'''
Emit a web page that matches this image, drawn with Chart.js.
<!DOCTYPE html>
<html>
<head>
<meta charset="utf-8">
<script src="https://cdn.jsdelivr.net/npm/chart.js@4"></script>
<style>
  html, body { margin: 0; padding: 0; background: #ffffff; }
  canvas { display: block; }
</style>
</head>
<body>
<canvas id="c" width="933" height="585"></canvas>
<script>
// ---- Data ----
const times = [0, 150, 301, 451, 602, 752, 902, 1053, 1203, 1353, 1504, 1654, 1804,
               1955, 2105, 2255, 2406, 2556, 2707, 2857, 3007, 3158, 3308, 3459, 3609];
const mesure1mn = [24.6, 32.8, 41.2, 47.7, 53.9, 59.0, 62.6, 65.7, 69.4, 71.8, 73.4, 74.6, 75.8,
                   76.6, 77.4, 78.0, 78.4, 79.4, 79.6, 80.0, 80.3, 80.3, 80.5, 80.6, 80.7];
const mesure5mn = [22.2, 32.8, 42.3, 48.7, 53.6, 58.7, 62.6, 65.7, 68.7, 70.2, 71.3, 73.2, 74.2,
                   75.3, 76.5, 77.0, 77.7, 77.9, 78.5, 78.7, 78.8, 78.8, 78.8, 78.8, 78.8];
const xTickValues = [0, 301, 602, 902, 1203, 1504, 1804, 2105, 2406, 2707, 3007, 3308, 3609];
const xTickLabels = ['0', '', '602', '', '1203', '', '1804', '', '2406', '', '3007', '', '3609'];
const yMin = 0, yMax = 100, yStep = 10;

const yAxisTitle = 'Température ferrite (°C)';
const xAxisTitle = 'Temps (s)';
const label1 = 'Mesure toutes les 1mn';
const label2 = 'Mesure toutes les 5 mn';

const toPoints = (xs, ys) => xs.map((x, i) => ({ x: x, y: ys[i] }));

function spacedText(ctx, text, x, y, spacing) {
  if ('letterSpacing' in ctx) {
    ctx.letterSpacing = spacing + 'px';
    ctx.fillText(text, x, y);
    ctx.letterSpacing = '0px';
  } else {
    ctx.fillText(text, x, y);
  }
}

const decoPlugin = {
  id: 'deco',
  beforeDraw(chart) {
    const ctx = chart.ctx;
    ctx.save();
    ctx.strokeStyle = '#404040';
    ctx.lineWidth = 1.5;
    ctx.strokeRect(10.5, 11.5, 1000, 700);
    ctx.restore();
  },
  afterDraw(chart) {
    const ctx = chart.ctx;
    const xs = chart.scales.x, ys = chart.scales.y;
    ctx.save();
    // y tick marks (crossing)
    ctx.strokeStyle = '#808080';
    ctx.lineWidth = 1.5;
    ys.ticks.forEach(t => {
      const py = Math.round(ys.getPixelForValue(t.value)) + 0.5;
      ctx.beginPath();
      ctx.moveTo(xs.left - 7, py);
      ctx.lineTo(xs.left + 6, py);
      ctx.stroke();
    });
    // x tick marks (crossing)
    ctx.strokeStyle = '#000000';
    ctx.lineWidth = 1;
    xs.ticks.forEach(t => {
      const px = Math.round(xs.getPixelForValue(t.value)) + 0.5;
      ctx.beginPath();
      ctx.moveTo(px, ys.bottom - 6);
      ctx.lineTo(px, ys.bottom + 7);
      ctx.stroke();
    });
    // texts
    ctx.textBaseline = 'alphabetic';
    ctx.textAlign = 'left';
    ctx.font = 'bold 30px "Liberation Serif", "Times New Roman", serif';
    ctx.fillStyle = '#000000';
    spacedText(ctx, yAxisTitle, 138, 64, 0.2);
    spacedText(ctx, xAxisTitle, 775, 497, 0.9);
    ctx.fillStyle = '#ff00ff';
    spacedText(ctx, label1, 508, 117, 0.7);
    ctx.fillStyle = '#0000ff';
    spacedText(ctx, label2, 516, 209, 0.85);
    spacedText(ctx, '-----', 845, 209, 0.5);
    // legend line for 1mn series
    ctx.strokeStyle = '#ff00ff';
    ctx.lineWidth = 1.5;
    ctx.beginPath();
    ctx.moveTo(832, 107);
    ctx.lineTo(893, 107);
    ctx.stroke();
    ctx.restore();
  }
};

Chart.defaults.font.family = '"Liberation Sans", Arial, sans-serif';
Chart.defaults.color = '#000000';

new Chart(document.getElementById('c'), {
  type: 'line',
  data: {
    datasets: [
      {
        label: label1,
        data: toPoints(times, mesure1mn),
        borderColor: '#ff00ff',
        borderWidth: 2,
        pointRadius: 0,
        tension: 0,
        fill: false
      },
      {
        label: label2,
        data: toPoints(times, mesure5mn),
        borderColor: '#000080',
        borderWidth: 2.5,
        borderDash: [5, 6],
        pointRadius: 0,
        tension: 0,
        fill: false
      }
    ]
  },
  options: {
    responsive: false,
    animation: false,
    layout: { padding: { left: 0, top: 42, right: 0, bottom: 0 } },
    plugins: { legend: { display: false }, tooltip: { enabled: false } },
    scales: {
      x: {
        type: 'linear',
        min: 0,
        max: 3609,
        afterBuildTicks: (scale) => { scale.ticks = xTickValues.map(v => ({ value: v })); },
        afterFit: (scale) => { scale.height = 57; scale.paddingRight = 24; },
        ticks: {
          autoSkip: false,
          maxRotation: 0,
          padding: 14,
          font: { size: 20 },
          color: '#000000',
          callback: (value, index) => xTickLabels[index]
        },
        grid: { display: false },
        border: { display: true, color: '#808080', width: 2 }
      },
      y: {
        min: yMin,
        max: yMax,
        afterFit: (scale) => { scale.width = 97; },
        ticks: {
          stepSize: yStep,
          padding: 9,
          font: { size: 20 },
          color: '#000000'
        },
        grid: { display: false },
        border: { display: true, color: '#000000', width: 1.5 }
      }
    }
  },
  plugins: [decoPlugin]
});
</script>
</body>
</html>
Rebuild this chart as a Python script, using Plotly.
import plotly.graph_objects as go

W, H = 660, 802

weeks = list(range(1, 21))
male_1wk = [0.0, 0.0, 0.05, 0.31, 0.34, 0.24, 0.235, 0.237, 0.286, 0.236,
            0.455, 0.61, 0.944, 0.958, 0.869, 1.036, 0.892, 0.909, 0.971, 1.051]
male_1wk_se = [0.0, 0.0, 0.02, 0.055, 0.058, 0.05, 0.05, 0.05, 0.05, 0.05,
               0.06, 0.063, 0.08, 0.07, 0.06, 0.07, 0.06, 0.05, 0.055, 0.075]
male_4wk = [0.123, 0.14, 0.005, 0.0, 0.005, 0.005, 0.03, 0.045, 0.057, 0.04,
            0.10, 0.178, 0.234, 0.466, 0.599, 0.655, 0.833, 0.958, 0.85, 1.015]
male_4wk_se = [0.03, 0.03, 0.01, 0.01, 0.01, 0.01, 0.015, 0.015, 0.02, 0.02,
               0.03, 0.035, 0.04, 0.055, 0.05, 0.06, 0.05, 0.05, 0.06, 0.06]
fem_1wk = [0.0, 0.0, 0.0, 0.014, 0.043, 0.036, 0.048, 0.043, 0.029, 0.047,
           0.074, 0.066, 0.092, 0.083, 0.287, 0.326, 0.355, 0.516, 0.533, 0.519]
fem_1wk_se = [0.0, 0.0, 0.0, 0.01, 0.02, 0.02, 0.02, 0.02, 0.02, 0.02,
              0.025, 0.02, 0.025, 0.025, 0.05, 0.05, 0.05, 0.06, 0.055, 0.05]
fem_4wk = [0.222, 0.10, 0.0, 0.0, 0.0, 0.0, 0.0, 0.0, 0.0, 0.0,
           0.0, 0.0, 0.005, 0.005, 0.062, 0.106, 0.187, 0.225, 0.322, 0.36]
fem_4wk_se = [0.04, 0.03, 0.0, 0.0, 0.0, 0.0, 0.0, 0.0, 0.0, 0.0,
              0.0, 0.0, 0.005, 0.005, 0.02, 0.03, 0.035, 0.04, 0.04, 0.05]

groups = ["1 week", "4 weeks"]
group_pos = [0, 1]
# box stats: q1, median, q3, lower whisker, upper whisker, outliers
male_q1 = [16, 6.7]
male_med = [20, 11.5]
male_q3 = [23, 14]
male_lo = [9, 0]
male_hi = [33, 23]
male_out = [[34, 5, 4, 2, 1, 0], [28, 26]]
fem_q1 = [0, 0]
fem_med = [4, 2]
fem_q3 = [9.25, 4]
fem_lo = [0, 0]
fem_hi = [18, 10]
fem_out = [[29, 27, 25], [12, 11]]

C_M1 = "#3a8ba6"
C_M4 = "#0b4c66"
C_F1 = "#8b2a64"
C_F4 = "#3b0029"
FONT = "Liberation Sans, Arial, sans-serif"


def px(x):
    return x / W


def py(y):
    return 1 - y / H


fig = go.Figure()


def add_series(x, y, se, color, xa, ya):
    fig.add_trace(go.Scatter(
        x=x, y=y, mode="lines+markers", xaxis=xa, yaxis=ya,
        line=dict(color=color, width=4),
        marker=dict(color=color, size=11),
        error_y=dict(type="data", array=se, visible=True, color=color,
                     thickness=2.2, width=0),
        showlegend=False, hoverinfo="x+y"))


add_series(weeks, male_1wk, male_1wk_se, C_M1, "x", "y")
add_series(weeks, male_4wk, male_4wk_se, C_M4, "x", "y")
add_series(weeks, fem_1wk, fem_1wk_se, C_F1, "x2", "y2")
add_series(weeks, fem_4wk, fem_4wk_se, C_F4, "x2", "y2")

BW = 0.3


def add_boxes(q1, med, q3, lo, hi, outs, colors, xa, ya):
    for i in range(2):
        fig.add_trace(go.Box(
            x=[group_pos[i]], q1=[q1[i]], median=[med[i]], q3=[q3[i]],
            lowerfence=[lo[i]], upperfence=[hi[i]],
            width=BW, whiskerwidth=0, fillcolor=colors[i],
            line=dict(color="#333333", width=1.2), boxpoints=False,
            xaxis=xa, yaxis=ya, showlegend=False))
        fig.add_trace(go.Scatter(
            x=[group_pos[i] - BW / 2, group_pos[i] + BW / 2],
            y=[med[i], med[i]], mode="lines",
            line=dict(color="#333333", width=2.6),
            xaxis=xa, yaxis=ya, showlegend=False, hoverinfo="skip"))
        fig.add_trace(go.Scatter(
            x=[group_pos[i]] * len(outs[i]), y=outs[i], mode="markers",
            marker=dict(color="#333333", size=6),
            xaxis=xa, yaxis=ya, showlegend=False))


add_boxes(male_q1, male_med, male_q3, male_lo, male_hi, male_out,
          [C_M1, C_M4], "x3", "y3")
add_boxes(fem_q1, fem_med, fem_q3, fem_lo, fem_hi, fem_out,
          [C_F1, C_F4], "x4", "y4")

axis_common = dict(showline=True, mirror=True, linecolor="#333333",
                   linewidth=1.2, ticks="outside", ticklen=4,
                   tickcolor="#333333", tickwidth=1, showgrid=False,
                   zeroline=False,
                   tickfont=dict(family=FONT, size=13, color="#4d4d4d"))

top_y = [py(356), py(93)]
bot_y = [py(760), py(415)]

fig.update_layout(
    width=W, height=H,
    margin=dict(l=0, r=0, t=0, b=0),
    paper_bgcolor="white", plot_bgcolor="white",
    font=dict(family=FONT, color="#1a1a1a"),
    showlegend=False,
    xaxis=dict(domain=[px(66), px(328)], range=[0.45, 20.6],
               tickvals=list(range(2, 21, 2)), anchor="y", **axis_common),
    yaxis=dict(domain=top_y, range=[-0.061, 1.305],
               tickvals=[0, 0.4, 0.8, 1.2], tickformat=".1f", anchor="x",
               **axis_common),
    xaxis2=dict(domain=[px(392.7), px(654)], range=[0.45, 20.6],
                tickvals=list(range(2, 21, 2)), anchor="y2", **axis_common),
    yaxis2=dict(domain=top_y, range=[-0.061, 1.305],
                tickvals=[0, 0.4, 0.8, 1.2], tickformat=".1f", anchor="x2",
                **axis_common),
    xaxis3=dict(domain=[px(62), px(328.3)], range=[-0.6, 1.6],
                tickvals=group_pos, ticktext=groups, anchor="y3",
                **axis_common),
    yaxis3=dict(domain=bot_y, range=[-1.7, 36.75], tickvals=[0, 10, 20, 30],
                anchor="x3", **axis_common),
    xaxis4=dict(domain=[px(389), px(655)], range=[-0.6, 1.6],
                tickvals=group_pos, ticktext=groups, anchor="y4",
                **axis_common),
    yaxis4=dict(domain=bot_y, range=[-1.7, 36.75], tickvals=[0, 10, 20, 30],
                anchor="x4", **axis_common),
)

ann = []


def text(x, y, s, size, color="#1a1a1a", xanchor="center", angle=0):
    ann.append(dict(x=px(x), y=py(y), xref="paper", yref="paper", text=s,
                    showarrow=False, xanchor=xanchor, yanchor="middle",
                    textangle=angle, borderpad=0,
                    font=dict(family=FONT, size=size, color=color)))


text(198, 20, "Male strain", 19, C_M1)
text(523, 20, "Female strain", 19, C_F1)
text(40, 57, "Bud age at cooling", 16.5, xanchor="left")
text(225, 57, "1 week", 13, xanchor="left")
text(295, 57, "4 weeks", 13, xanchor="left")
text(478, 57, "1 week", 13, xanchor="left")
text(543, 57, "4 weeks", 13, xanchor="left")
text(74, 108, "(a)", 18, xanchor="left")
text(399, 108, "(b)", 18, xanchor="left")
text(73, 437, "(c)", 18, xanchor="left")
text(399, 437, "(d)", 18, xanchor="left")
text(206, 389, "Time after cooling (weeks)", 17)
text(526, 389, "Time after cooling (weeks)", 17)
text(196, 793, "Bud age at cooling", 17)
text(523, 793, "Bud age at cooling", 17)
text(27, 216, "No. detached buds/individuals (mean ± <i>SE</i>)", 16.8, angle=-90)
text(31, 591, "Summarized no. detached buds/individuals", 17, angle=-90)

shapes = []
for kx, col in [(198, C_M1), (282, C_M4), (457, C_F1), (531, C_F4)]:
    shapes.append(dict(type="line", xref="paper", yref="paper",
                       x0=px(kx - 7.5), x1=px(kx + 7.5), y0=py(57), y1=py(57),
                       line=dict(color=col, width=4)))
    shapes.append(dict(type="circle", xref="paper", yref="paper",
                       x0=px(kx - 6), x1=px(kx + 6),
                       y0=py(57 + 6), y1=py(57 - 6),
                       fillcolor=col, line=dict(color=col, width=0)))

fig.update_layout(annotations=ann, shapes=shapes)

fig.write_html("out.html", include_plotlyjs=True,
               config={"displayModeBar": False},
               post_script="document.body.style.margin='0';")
'''
**What the exercise asks**
Give back exactly the lines from the line that has "Rebuild this chart" to the line that has "W, H = 660, 802", both included, and leave out all others.

**Answer to this task**
Rebuild this chart as a Python script, using Plotly.
import plotly.graph_objects as go

W, H = 660, 802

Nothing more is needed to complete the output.